Even with all the tools at his disposal, Usatequi is facing a new hurdle with his international clientele that is not a factor with domestic clients.

The most sweeping regulatory change in years on the wealth management front--the USA Patriot Act of 2001--has spawned a new set of Treasury Department regulations designed to deter money laundering via financial institution accounts. Executing a quick and convenient security clearance for new-account applicants requires a new service standard in the industry.

Charles Intriago, publisher of Miami-based newsletter Money Laundering Alert, calls the Patriot Act "the broadest federal law since the New Deal." The far-reaching law has dug new legal pitfalls for financial institutions, securities broker-dealers, and sellers of money services like check cashing, currency exchange and money transmittal.
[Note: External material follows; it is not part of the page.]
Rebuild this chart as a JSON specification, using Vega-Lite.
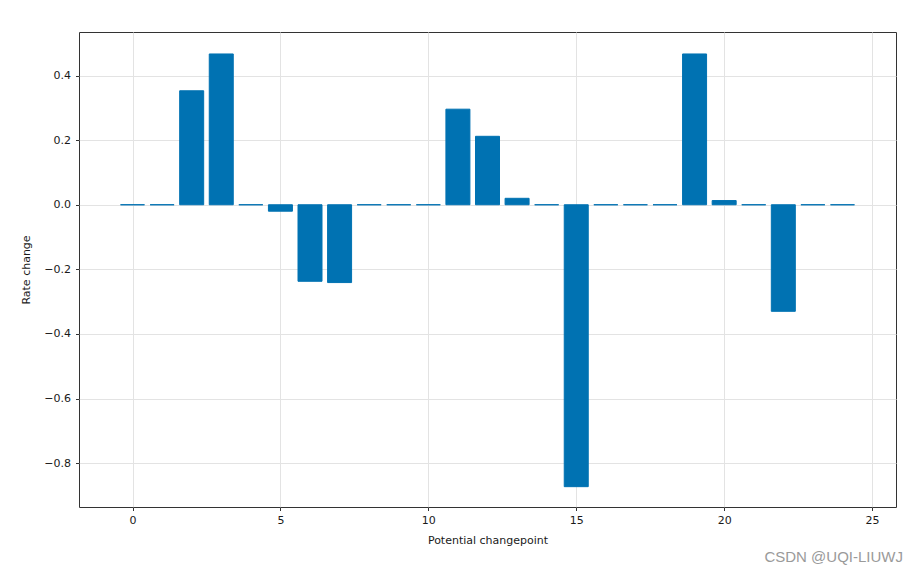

Among its compliance requirements, the Patriot Act has forced banks, broker-dealers and other sellers of financial services to do stepped-up vetting of new-account applications.

Under Section 326 of the Act, financial institutions are required to set up a program to verify the identity of new-account applicants, and to no longer simply rely on information supplied by the applicant. "The requirement to know our customers has become even greater," one Miami-area private banker says. "It has become a more detailed process." And while the regulations apply to all US banks, South Florida, with its intricate ties to Latin America, is particularly sensitive to the Patriot Act. "It's not just here, but we are sort of an outpost, so we've felt it harder here," says Dennis Nason of the banking executive search firm Nason & Nason.